Database

Master-Slave Database Replication: Achieving High Availability and Scalability

Your database is a single point of failure. If that one server goes down, your entire application goes with it. Replication fixes that.

16 Apr 2024

Master-Slave Database Replication: Achieving High Availability and Scalability

Your database is a single point of failure. If that one server goes down, your entire application goes with it. Replication fixes that.

Database replication creates copies of your data on multiple servers. The primary (master) handles all writes. The replicas (slaves) handle reads. If the primary dies, a replica can be promoted to take over.

How Master-Slave Replication Works

One server is the primary. It accepts all write operations -- inserts, updates, deletes. Every change gets recorded in a write-ahead log (WAL) or binary log.

One or more replicas continuously stream these changes from the primary and apply them locally. They maintain near-identical copies of the data.

Your application sends writes to the primary and distributes reads across replicas. Most web applications are read-heavy (often 80-90% reads), so this architecture handles scale well.

Setting It Up with PostgreSQL

Configure the primary server:

Sql
CREATE ROLE replica_user WITH REPLICATION LOGIN PASSWORD 'secure_password';

Edit postgresql.conf on the primary:

Text
wal_level = replica
max_wal_senders = 3
wal_keep_size = 64

Edit pg_hba.conf to allow the replica to connect:

Text
host replication replica_user <replica_ip>/32 md5

On the replica, create a base backup and configure recovery.conf:

Text
standby_mode = 'on'
primary_conninfo = 'host=<primary_ip> port=5432 user=replica_user password=secure_password'

Start the replica. It begins streaming changes from the primary.

The Replication Lag Problem

Replication is asynchronous by default. The primary commits a write and returns success immediately. The replica receives that change milliseconds to seconds later.

During that gap, a read on the replica returns stale data. This is called replication lag.

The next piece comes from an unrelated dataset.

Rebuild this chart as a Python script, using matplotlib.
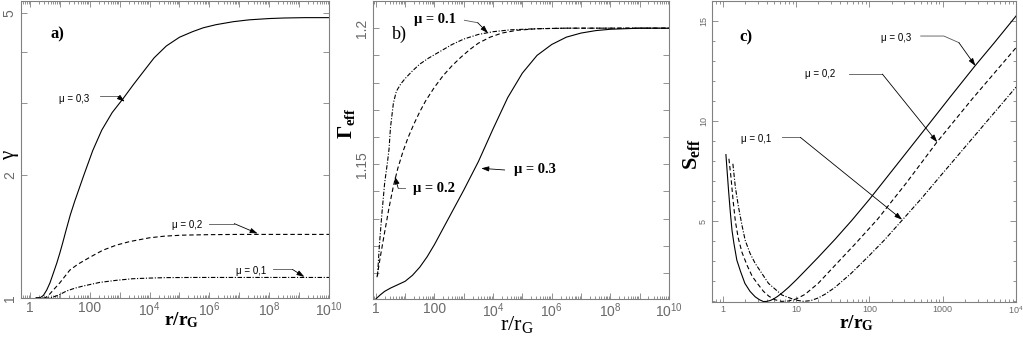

For most applications, a few milliseconds of lag is fine. For others, it's not. If a user updates their profile and immediately reads it back from a replica, they might see old data. The fix: route reads-after-writes to the primary, or use synchronous replication (at the cost of write latency).

Multi-Master Replication

In multi-master setups, every node accepts writes. This eliminates the single-writer bottleneck but introduces conflict resolution. What happens when two nodes write to the same row simultaneously?

Most teams avoid multi-master unless they genuinely need it. The conflict resolution logic is complex and error-prone. Master-slave is simpler and sufficient for most use cases.

The Trade-offs

Benefits:

  • Read scalability by distributing reads across replicas
  • High availability -- promote a replica if the primary fails
  • Geographic distribution -- place replicas closer to users

Costs:

  • Replication lag means reads may be stale
  • Write scalability doesn't improve -- the primary is still the bottleneck
  • Failover isn't instant and requires careful orchestration
  • More servers to manage, monitor, and pay for

Replication is typically the first scaling strategy you reach for after indexing and caching. It's simpler than sharding and solves the most common bottleneck: too many reads for a single server.